Adds the option to search selected text on external websites, like Google and Wikipedia. You can add your own websites! They’ll open in iframes by default.
For each website, fill in the following three fields:
Name: The name of the search. This will be displayed in the search bar and the context menu.
URL: The URL to open. {{title}} will be replaced by the current notes title. This is used as the ‘query’.
Tags (optional): A list of tags for notes to display the search option on.
In the example screenshot, this is used to only add the IMDB search on notes tagged with #actor, #movie or #director (in Dutch!)
It’s recommended to assign the command: “Search on Internet: Perform search” to a hotkey:
Thanks! That’s what customizable is for.
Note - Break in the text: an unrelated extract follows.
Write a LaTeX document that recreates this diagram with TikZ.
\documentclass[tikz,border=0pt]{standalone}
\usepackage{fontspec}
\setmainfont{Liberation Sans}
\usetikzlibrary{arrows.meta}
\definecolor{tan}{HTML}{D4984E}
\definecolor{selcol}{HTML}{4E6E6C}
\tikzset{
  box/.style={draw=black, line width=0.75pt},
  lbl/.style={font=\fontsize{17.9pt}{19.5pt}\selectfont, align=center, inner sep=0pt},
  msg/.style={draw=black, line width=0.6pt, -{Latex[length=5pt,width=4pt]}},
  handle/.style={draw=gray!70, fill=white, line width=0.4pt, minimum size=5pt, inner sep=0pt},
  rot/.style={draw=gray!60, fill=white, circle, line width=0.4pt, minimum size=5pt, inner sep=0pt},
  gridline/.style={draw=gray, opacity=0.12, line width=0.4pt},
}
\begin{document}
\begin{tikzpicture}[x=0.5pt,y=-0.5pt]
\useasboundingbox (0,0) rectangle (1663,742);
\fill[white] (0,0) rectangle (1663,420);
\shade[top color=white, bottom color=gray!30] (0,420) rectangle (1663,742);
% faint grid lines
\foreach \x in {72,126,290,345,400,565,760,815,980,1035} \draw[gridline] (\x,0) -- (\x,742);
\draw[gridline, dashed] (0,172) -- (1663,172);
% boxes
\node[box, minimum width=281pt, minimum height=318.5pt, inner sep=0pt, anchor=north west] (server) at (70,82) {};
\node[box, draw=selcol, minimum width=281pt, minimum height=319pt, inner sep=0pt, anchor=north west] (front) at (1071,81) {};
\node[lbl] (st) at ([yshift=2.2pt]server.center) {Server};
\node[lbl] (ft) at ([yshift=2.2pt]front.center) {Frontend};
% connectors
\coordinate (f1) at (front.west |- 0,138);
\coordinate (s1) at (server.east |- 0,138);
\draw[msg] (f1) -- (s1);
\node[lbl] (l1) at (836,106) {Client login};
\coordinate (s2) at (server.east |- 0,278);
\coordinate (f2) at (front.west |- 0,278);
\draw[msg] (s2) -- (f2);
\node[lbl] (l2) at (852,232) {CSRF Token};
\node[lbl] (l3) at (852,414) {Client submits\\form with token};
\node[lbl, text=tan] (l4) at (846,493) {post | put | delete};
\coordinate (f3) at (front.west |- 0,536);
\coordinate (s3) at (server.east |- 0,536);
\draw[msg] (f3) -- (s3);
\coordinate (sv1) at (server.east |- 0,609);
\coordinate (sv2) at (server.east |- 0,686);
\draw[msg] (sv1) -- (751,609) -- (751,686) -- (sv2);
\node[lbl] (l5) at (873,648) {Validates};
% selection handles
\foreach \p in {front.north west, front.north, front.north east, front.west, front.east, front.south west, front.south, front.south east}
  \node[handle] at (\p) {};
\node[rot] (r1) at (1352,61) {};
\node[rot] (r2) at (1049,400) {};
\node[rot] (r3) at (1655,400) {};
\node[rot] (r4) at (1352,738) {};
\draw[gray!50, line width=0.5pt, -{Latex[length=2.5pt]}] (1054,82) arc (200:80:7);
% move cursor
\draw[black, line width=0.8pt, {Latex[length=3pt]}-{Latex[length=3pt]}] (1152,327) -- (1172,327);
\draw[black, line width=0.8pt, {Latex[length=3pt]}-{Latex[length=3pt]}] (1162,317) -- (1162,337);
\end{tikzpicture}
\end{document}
Google and Wikipedia are mostly provided as examples, anyways (I do wonder why you think Wikipedia sucks though!)
Tried your plug-in really like it works very well.
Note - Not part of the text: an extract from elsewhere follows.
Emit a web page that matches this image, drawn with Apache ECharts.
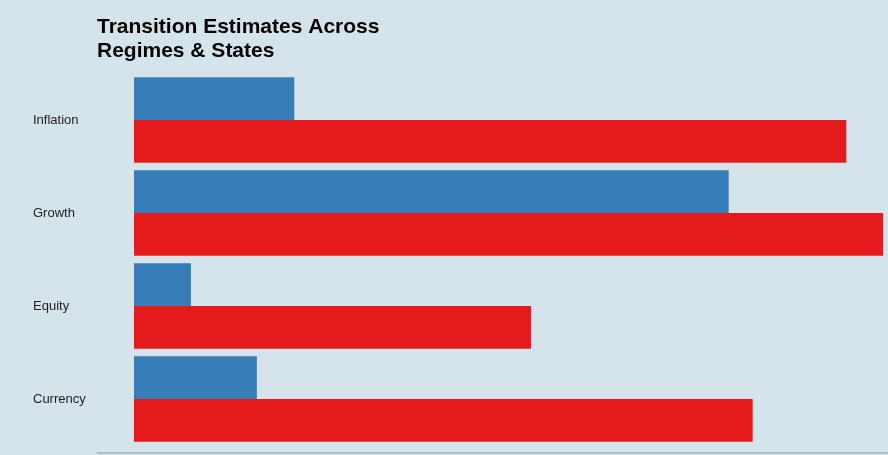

And about why I don’t like Wikipedia:
Wikipedia is quite biased politically (the co-founder, Larry Sanger denounced Wikipedia because of that) and for general info it’s only good for surface level information. Anything more in depth will be misrepresented in some way, so it’s better to do your own research on the topics.
For political/cultural events a lot of their sourcing relies on basic opinion pieces or for the mostly partisan spun news that tends to misrepresent events or might even push propaganda. Wiki for the most part uses those sources as evidence for their political entries even non-political entries as well. On top of that most Wiki articles are heavily opinionated based and there is enough info to suggest it’s politically biased, not centrist or non-partisan at all.
If you want analysis, facts or primary sourcing Wikipedia is the worst website to read, (unless you will go to each wiki source yourself reading those and skipping the entire wiki article as well as other sources you found yourself)
But even if you disagree with what I said above, Wikipedia themselves admits that they are not a reliable source to look at or quote from.
Indeed, this is a Google cookie wall, I think. For some reason, I don’t have it… I think I managed to remove it by logging in to Google Calendar. If this is a common issue I’ll have to change the default search engine.
Hi @Emile,
I don’t know why and how, but it seems that I’ve just lost the ability to see the context menu for external links … I was using it extensively so it must have happened today or very recently otherwise I would have noticed it before.
Maybe due to another plugin update, I don’t know.
Anyone else with this issue?
Hi. This has been happening since a recent update of Obsidian. They’ve changed how to interact with the editor. I have to look into how to fix this, but it might not be possible currently.
First, thanks for an awesome tool. Really nicely integrated browser view and also simple to add other search engines like e.g. Talk to Books using the plugin settings. One thing I struggle to set up though is to get the search result to open in split view instead of a new tab in the same pane. Has anyone else used that kind of setup?
I’ve selected the iframes option but as of a few months ago all my searches are opening in new tabs not in iframes or to the right of the currrent open tab. Any way to fix this?